Erstellt am: 28. 2. 2017 - 14:00 Uhr
Die Liga der außergewöhnlichen Fußballer
Als Alternative zum etablierten Vereinsfußball soll es künftig auch wilden Fußball in Österreich geben. Die „Wilde Liga Wien“ will Fußball spielen – und das ohne das strenge Reglement des ÖFB. Der Spaß soll im Vordergrund stehen. Auf Organisation und bewährte Regeln wird dabei gepfiffen. Stattdessen will man sich auf die einfachen Grundprinzipien des Spiels konzentrieren. „Man braucht zum Fußball spielen ja nicht mehr als einen Ball, eine ebene Fläche und Dinge, mit denen man zwei Tore markieren kann“, erklärt Daniel Harrasser, Initiator der Wilden Liga Wien.
Carl Johann Holzer
Miteinander statt Gegeneinander
Dabei geht es in der Wilden Liga aber gar nicht darum, ganz ohne Regeln Fußball zu spielen. Man will lediglich die Regeln von Grund auf neu definieren. Diese sollen von den Spielern selbst mitgestaltet werden. Eine steht dabei bereits fest: Schiedsrichter wird es keinen geben. Konflikte, die auf dem Spielfeld entstehen, werden von den beiden gegeneinander spielenden Teams gemeinsam gelöst. „Dabei ist es wichtig, den Gegner nicht als Feind zu sehen, sondern sich gemeinsam um eine Lösung zu bemühen“, so Harrasser.

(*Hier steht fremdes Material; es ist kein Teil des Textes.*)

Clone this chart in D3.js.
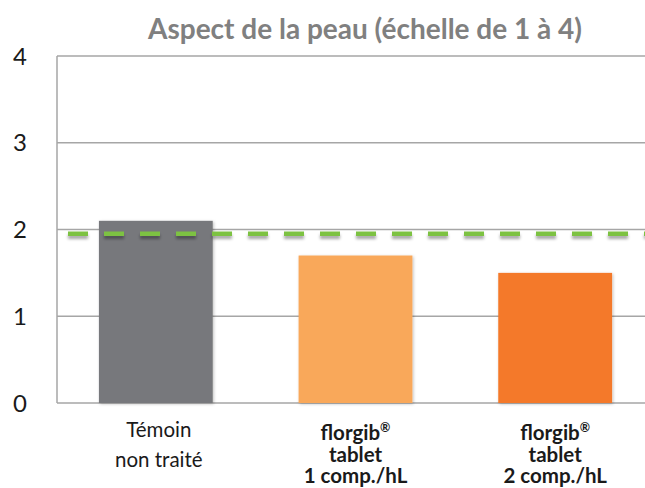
<!DOCTYPE html>
<html><head><meta charset="utf-8">
<script src="https://cdn.jsdelivr.net/npm/d3@7"></script>
<style>
html,body{margin:0;padding:0;background:#fff;}
svg{display:block;}
</style></head>
<body><svg id="c" width="645" height="488"></svg>
<script>
const categories = ["temoin", "tab1", "tab2"];
const categoryLabels = [["Témoin", "non traité"], ["florgib®", "tablet", "1 comp./hL"], ["florgib®", "tablet", "2 comp./hL"]];
const labelBold = [false, true, true];
const values = [2.1, 1.7, 1.5];
const barColors = ["#77787b", "#f9a85a", "#f4792b"];
const yTicks = [0, 1, 2, 3, 4];
const threshold = [1.95];
const title = "Aspect de la peau (échelle de 1 à 4)";

(function () {
const svg = d3.select("#c");
const W = 645, H = 488;
const mLeft = 57, mTop = 56, mBottom = 403;

const defs = svg.append("defs");
const f1 = defs.append("filter").attr("id","dsh").attr("filterUnits","userSpaceOnUse")
  .attr("x",0).attr("y",0).attr("width",W).attr("height",H);
f1.append("feDropShadow").attr("dx",0).attr("dy",3).attr("stdDeviation",1.6).attr("flood-color","#000").attr("flood-opacity",0.35);
const f2 = defs.append("filter").attr("id","bsh").attr("x","-10%").attr("y","-10%").attr("width","120%").attr("height","120%");
f2.append("feDropShadow").attr("dx",1).attr("dy",1).attr("stdDeviation",1.5).attr("flood-color","#000").attr("flood-opacity",0.25);

const y = d3.scaleLinear().domain([0, 4]).range([mBottom, mTop]);
const x = d3.scaleBand().domain(categories).range([mLeft, 654]).paddingInner(0.43).paddingOuter(0.21);

// gridlines
svg.append("g").selectAll("line").data(yTicks).join("line")
  .attr("x1", mLeft).attr("x2", W)
  .attr("y1", d => y(d)).attr("y2", d => y(d))
  .attr("stroke", "#a6a6a6").attr("stroke-width", 1.5);
svg.append("line").attr("x1", mLeft).attr("x2", mLeft).attr("y1", y(4)).attr("y2", y(0))
  .attr("stroke", "#a6a6a6").attr("stroke-width", 1.5);

// y labels
svg.append("g").selectAll("text").data(yTicks).join("text")
  .attr("x", 20).attr("y", d => y(d)).attr("dy", "0.36em")
  .attr("text-anchor", "middle")
  .attr("font-family", "Lato, 'Open Sans', sans-serif").attr("font-size", 24)
  .attr("fill", "#1a1a1a").text(d => d);

// bars
svg.append("g").selectAll("rect").data(values).join("rect")
  .attr("x", (d,i) => x(categories[i]))
  .attr("width", x.bandwidth())
  .attr("y", d => y(d))
  .attr("height", d => y(0) - y(d))
  .attr("fill", (d,i) => barColors[i])
  .attr("filter", "url(#bsh)");

// threshold dashed line
svg.append("g").selectAll("line").data(threshold).join("line")
  .attr("x1", mLeft).attr("x2", W + 10)
  .attr("y1", d => y(d)).attr("y2", d => y(d))
  .attr("stroke", "#7dc242").attr("stroke-width", 4.5)
  .attr("stroke-dasharray", "20 16").attr("stroke-dashoffset", 25)
  .attr("filter", "url(#dsh)");

// title
svg.append("text").attr("x", 365).attr("y", 39).attr("text-anchor", "middle")
  .attr("font-family", "Lato, 'Open Sans', sans-serif").attr("font-weight", "bold")
  .attr("font-size", 28).attr("fill", "#808080").text(title);

// x labels
const xl = svg.append("g").selectAll("text").data(categories).join("text")
  .attr("text-anchor", "middle")
  .attr("font-family", "Lato, 'Open Sans', sans-serif")
  .attr("font-weight", (d,i) => labelBold[i] ? "bold" : "normal")
  .attr("font-size", 20.5)
  .attr("fill", "#1a1a1a");
xl.each(function(d, i) {
  const t = d3.select(this);
  const cx = x(d) + x.bandwidth() / 2 + (labelBold[i] ? 0 : 3);
  const lh = labelBold[i] ? 21.5 : 30;
  const y0 = labelBold[i] ? 440 : 437;
  categoryLabels[i].forEach((s, k) => {
    const ts = t.append("tspan").attr("x", cx).attr("y", y0 + k * lh);
    if (s.endsWith("®")) {
      ts.text(s.slice(0, -1));
      ts.append("tspan").attr("font-size", 12.5).attr("dy", -8).text("®");
    } else ts.text(s);
  });
});
})();
</script></body></html>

Die Verantwortung kann also nicht abgeschoben werden.
Wilde Liga Wien
Nicht nur Männerteams, sondern auch Frauenteams und gemischte Teams sind bei der Wilden Liga Wien erlaubt. „Jeder kann mitmachen, auch wenn man nicht besonders gut Fußball spielen kann“, erklärt Daniel Harrasser. Damit will man vor allem den im Fußball oft vorherrschenden Themen wie Sexismus, Rassismus und Homophobie den Kampf ansagen. „Niemand soll das Gefühl haben, fehl am Platz zu sein“, so Harrasser. Gleichberechtigung, Vielfalt und gegenseitiger Respekt stehen im Mittelpunkt der Wilden Liga.
Carl Johann Holzer
Bunte Teams
Das Vorbild des alternativen Fußballs kommt aus Deutschland. Dort gibt es solche Ligen bereits seit Mitte der 1970er-Jahre. Diese sind in Universitätsstädten wie beispielsweise Bielefeld oder Freiburg aus einer linken, alternativen Bewegung heraus entstanden. „Und dieses humanistische und wertfreie Wesen der Wilden Ligen ist auch 40 Jahre danach immer noch dasselbe,“ schildert Ralf Palmisano, einer der Organisatoren der Wilden Liga Bielefeld.
Carl Johann Holzer
Laut Schätzungen gibt es in Deutschland mittlerweile über eine halbe Million Interessierte. „Bei uns spielen Menschen mit den verschiedensten Arbeits- oder Bildungshintergründen mit. Der Arbeitslose spielt mit dem Rechtsanwalt gemeinsam Fußball. Die Mischung ist einfach bunt“, so Palmisano.
Eine neue Perspektive
Und genauso bunt sollen auch die Spieler der Wilden Liga Wien sein. Feministische Fußballvereine, Obdachlosenfußballvereine, Fußball-interessierte Flüchtlingsinitiativen und zahlreiche andere Vereine wurden von den Organisatoren bereits angeschrieben. Interesse haben bei der Gründungsversammlung im Wiener Amerlinghaus bereits viele bekundet.
Carl Johann Holzer
Einer davon ist Daniel, der eine Fußballmannschaft mit jungen Flüchtlingen trainiert: „Die Wilde Liga bietet sich für uns an, weil damit eine gewisse Regelmäßigkeit in unseren Spielbetrieb reinkommt.“ Oder auch Julian, der seit seiner Schulzeit nicht mehr Fußball gespielt hat: „Beim Fußball geht es immer nur ums Gewinnen. Und genau dieser Ehrgeiz nervt mich. Ich möchte wieder Kicken wie früher – sich einfach treffen und Spaß dabei haben, ganz ohne Schiedsrichter.“
Wer schlussendlich bei der Wilden Liga mitspielen wird, steht jetzt noch nicht fest. Anstoß soll wahrscheinlich kommenden September sein. Bis dahin muss noch entschieden werden, wo gespielt wird, ob Großfeld, Kleinfeld oder gar im Käfig und wieviele Personen tatsächlich pro Team mitspielen können.